An opinion by the Kentucky Supreme Court says landlords can be liable if their tenants’ dogs bite people.
The Kentucky Enquirer reported the opinion won’t help a Newport family after a child wearing a lion costume was mauled by a boxer in July 2009. The court ruled the dog was too far from the rental property for the landlord to be liable in that case. The dog’s owner was found liable.
Landlord advocates say the opinion may mean higher insurance premiums and stricter rules regarding pets.
“We are definitely concerned and are looking into the opinion,” said Charles Tassell, director of government affairs for the Greater Cincinnati Northern Kentucky Apartment Association. “We have referred the opinion to our legal counsel to examine its nuances and determine what effect it will have on future litigation.”
Greater Cincinnat i Northern Kentucky Apartment Association attorney Jeffrey Greenberger called the opinion “scary” and said he knows of no other case where the landlord is treated as though he owns the tenant’s pet.
Stan Billingsly of Carrollton is a retired judge who owns rental property. He said he is re-evaluating his policy of renting to dog owners.
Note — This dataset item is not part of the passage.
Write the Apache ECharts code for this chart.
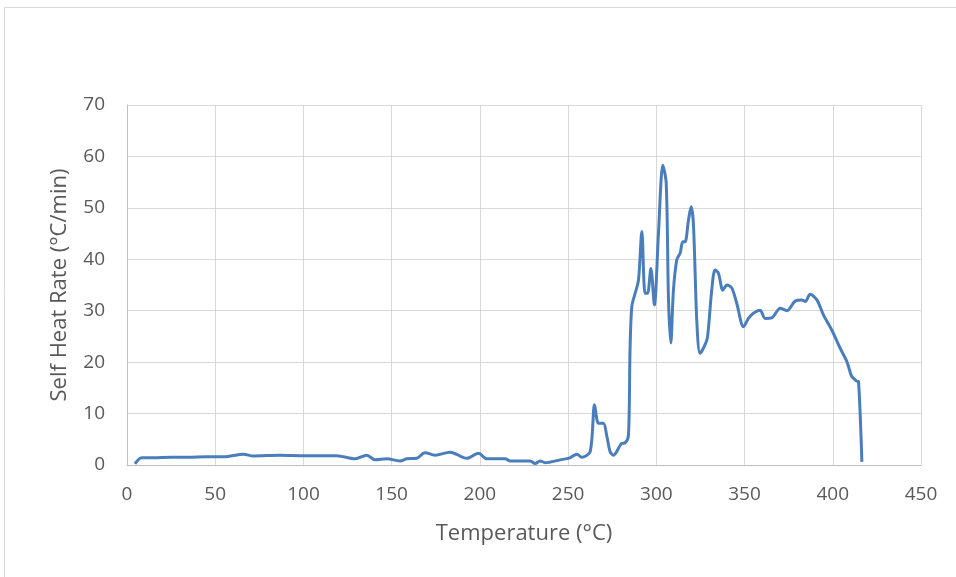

“Unless you are careful to make sure you are insured, I think this is a tough ruling for landlords,” he said.
In an analysis of the opinion on legal research website LawReader.com, lawyer David Kramer of Crestview Hills says landlords should take action.
“Unless and until the statutes are changed or interpreted differently by the Kentucky Supreme Court,” Kramer wrote, “landlords should consider revising their leases, reviewing their insurance coverage and/or adjust their property management practices to protect against or avoid liability for tenants’ dogs.”